Reading HDF5 files

There's a new product that can talk to HDF5 from Apache Spark via Scala:

https://www.hdfgroup.org/downloads/hdf5-enterprise-support/hdf5-connector-for-apache-spark/

With the above product, you can open and read HDF5 like below in Scala:

//
// HOW TO RUN:
//
// $spark-2.3.0-SNAPSHOT-bin-hdf5s-0.0.1/bin/spark-shell -i demo.scala

import org.hdfgroup.spark.hdf5._
import org.apache.spark.sql.SparkSession
val spark = SparkSession.builder().appName("Spark SQL HDF5 example").getOrCreate()

// We assume that HDF5 files (e.g., GSSTF_NCEP.3.2008.12.31.he5) are 
// under /tmp directory. Change the path name ('/tmp') if necessary.
val df=spark.read.option("extension", "he5").option("recursion", "false").hdf5("/tmp/", "/HDFEOS/GRIDS/NCEP/Data Fields/SST")

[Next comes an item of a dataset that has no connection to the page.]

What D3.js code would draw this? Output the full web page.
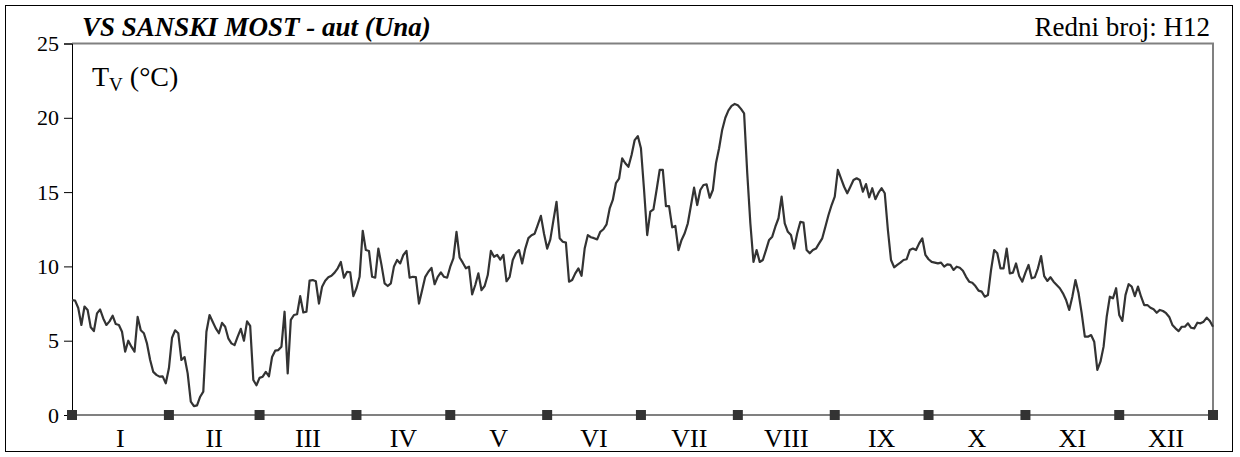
<!DOCTYPE html>
<html><head><meta charset="utf-8">
<script src="https://cdn.jsdelivr.net/npm/d3@7"></script>
<style>body{margin:0;background:#fff}svg{display:block}text{font-family:"Liberation Serif","Times New Roman",serif;fill:#000}</style>
</head><body><svg id="c" width="1240" height="457"></svg>
<script>
// Daily water temperature by month (°C)
const jan=[7.74,7.7,7.2,6.06,7.3,7.07,5.9,5.65,6.84,7.1,6.5,6.06,6.3,6.68,6.12,6.06,5.6,4.26,5.0,4.6,4.26,6.6,5.7,5.5,4.8,3.7,2.9,2.7,2.58,2.6,2.13];
const feb=[3.14,5.2,5.7,5.5,3.7,3.9,2.8,0.9,0.6,0.65,1.23,1.57,5.6,6.73,6.28,5.83,5.5,6.2,5.94,5.16,4.82,4.7,5.27,5.8,5.0,6.3,6.0,2.36,2.0];
const mar=[2.5,2.58,2.9,2.6,3.9,4.33,4.37,4.6,6.95,2.8,6.4,6.73,6.78,8.0,6.9,6.95,9.04,9.08,9.0,7.5,8.63,9.04,9.27,9.37,9.58,9.87,10.3,9.24,9.64,9.6,8.0];
const apr=[8.53,9.3,12.4,11.1,11.04,9.3,9.24,11.2,10.1,8.86,8.68,8.86,10.0,10.43,10.2,10.77,11.04,9.24,9.3,9.28,7.5,8.4,9.3,9.64,9.9,8.8,9.3,9.6,9.3,9.24];
const may=[9.98,10.54,12.33,10.6,10.25,9.87,9.98,8.12,8.75,9.53,8.4,8.68,9.42,11.04,10.65,10.77,10.45,10.77,9.0,9.3,10.43,10.88,11.1,10.2,11.2,11.9,12.1,12.2,12.8,13.4,12.2];
const jun=[11.2,11.8,13.1,14.35,11.9,11.66,11.6,8.97,9.08,9.53,9.87,9.37,11.2,12.1,11.96,11.9,11.82,12.33,12.5,12.83,13.9,14.47,15.6,15.9,17.27,16.94,16.7,17.5,18.5,18.77];
const jul=[17.95,15.14,12.11,13.68,13.84,15.14,16.49,16.49,14.06,14.06,12.63,12.72,11.1,11.78,12.23,12.9,14.1,15.3,14.13,15.14,15.48,15.52,14.62,15.14,16.94,17.95,19.2,20.0,20.5,20.8,20.93];
const aug=[20.85,20.6,20.3,16.3,12.9,10.3,11.1,10.3,10.43,11.1,11.78,12.0,12.67,13.24,14.7,12.9,12.33,12.11,11.2,12.23,13.0,12.95,11.1,10.88,11.1,11.2,11.55,11.89,12.67,13.46,14.13];
const sep=[14.7,16.49,15.93,15.36,14.92,15.36,15.81,15.93,15.81,15.03,15.54,14.65,15.26,14.52,14.96,15.26,14.92,12.45,10.43,9.94,10.1,10.25,10.43,10.48,11.1,11.2,11.1,11.55,11.89,10.77];
const oct=[10.48,10.3,10.25,10.2,10.25,9.98,10.14,10.1,9.76,9.98,9.91,9.71,9.3,8.97,8.9,8.68,8.37,8.3,7.96,8.07,9.76,11.1,10.88,9.87,9.87,11.2,9.53,9.58,10.2,9.35,8.97];
const nov=[9.58,10.1,9.2,9.27,9.87,10.7,9.35,9.02,9.27,8.97,8.75,8.53,8.19,7.74,7.07,7.96,9.08,8.19,6.84,5.27,5.27,5.38,4.93,3.03,3.59,4.6,6.62,7.96,7.85,8.53];
const dec=[6.73,6.33,8.07,8.8,8.64,8.0,8.64,7.96,7.4,7.4,7.22,7.11,6.88,7.07,7.0,6.85,6.6,6.06,5.83,5.65,5.94,5.94,6.17,5.87,5.83,6.21,6.17,6.28,6.55,6.33,5.94];
const months=["I","II","III","IV","V","VI","VII","VIII","IX","X","XI","XII"];
const yTicks=[0,5,10,15,20,25];
const title="VS SANSKI MOST - aut (Una)";
const rightTitle="Redni broj: H12";

const monthData=[jan,feb,mar,apr,may,jun,jul,aug,sep,oct,nov,dec];
const values=monthData.flat();
const starts=[];let acc=0;monthData.forEach(m=>{starts.push(acc);acc+=m.length;});
const bounds=starts.concat([values.length-1]);

const svg=d3.select("#c");
const L=72,R=1213,T=43.5,B=415;
const x=d3.scaleLinear().domain([0,values.length-1]).range([L,R]);
const y=d3.scaleLinear().domain([0,25]).range([B,T]);

// outer frame
svg.append("rect").attr("x",5.5).attr("y",5.5).attr("width",1227).attr("height",446).attr("fill","none").attr("stroke","#000").attr("stroke-width",1);
// plot border (grey)
svg.append("path").attr("d",`M${L},${T}H${R}V${B}H${L}`).attr("fill","none").attr("stroke","#808080").attr("stroke-width",2);

// y axis
const ya=svg.append("g").attr("transform",`translate(${L},0)`).call(d3.axisLeft(y).tickValues(yTicks).tickSize(8).tickPadding(5));
ya.select(".domain").attr("stroke","#000");
ya.selectAll(".tick line").attr("stroke","#000");
ya.selectAll(".tick text").attr("font-size",22).attr("font-family","Liberation Serif, Times New Roman, serif").attr("fill","#000");

// line
svg.append("path").datum(values).attr("fill","none").attr("stroke","#333").attr("stroke-width",2.2).attr("stroke-linejoin","round")
  .attr("d",d3.line().x((d,i)=>x(i)).y(d=>y(d)));

// month markers
svg.selectAll(".mk").data(bounds).join("rect").attr("x",d=>x(d)-5).attr("y",B-5).attr("width",10).attr("height",10).attr("fill","#333");

// month labels
svg.selectAll(".ml").data(months).join("text").attr("x",(d,i)=>(x(bounds[i])+x(bounds[i+1]))/2).attr("y",447)
  .attr("text-anchor","middle").attr("font-size",26).text(d=>d);

// titles
svg.append("text").attr("x",82).attr("y",36).attr("font-size",27).attr("font-weight","bold").attr("font-style","italic").text(title);
svg.append("text").attr("x",1210).attr("y",36).attr("text-anchor","end").attr("font-size",27).text(rightTitle);
const tl=svg.append("text").attr("x",92).attr("y",86).attr("font-size",28);
tl.append("tspan").text("T");
tl.append("tspan").attr("font-size",19).attr("dy",5).text("V");
tl.append("tspan").attr("dy",-5).text(" (°C)");
</script></body></html>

// Let's print some values from the dataset.
df.show()

// The output will look like below.
//
//+------+-----+------+
//|FileID|Index| Value|
//+------+-----+------+
//|     0|    0|-999.0|
//|     0|    1|-999.0|
//|     0|    2|-999.0|
//...

System.exit(0)

There isn't a Hadoop InputFormatimplementation for HDF5 because it is not capable of being arbitrarily split:

Breaking the container into blocks is a bit like taking an axe and chopping it to pieces, severing blindly the content and the smart wiring in the process. The result is a mess, because there's no alignment or correlation between HDFS block boundaries and the internal HDF5 cargo layout or container support structure. Reference

The same site discusses the possibility of transforming HDF5 files to Avro files, thus enabling them to be read by Hadoop/Spark, but the PySpark example you alluded to is probably a simpler way to go, but as the linked document mentions, there are a number of technical challenges that need to be addressed to efficiently and effectively work with HDF5 documents in Hadoop/Spark.